ローソン株の取得にはこれだけ巨額の資金を投じていることから、再上場も視野には入っているはずだ。コンビニ業界で深刻な経営課題となっている人材不足問題を解決し、企業価値を上げようとしているのではないだろうか。

KDDIには小売のノウハウがなく、経営は引き続き三菱商事主導で行われる可能性が高い。KDDIはデジタル領域で主導権を握るだろう。

将来的な企業価値向上に向けた投資を加速か

ローソンは非上場化によって株主に配慮することなく、経営改革を進められるメリットがある。

2024年2月期は前期のおよそ1.8倍となる521億円もの純利益を出した。コロナ禍以降、純利益率は年々上昇しているが、デジタルの導入によるオペレーションの簡略化、無人化に向けた設備投資は莫大なものになるはずだ。

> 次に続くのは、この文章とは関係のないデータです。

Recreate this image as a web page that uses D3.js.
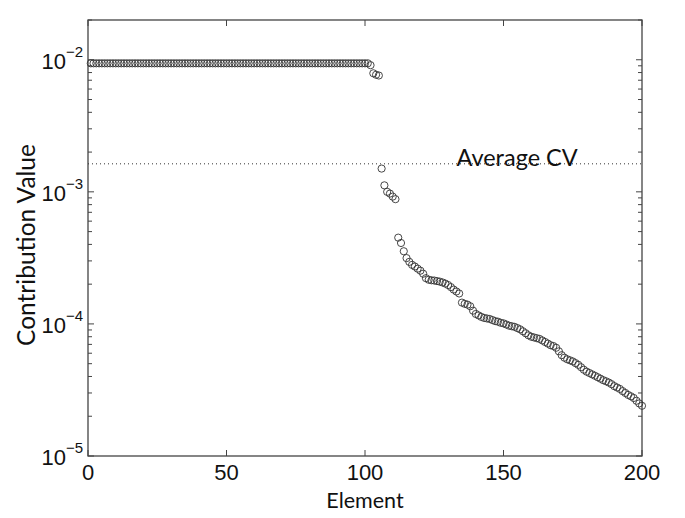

将来的な企業価値向上を目的としたものであるとはいえ、一時的に利益率を下げるような取り組みに対して株主の理解を得るのは容易ではない。

セブン&アイ・ホールディングスのように、アクティビストに付け入る隙を見せれば、経営が混乱する事態も招きかねない。非上場化によってどんな変化が起こるのか注目したい。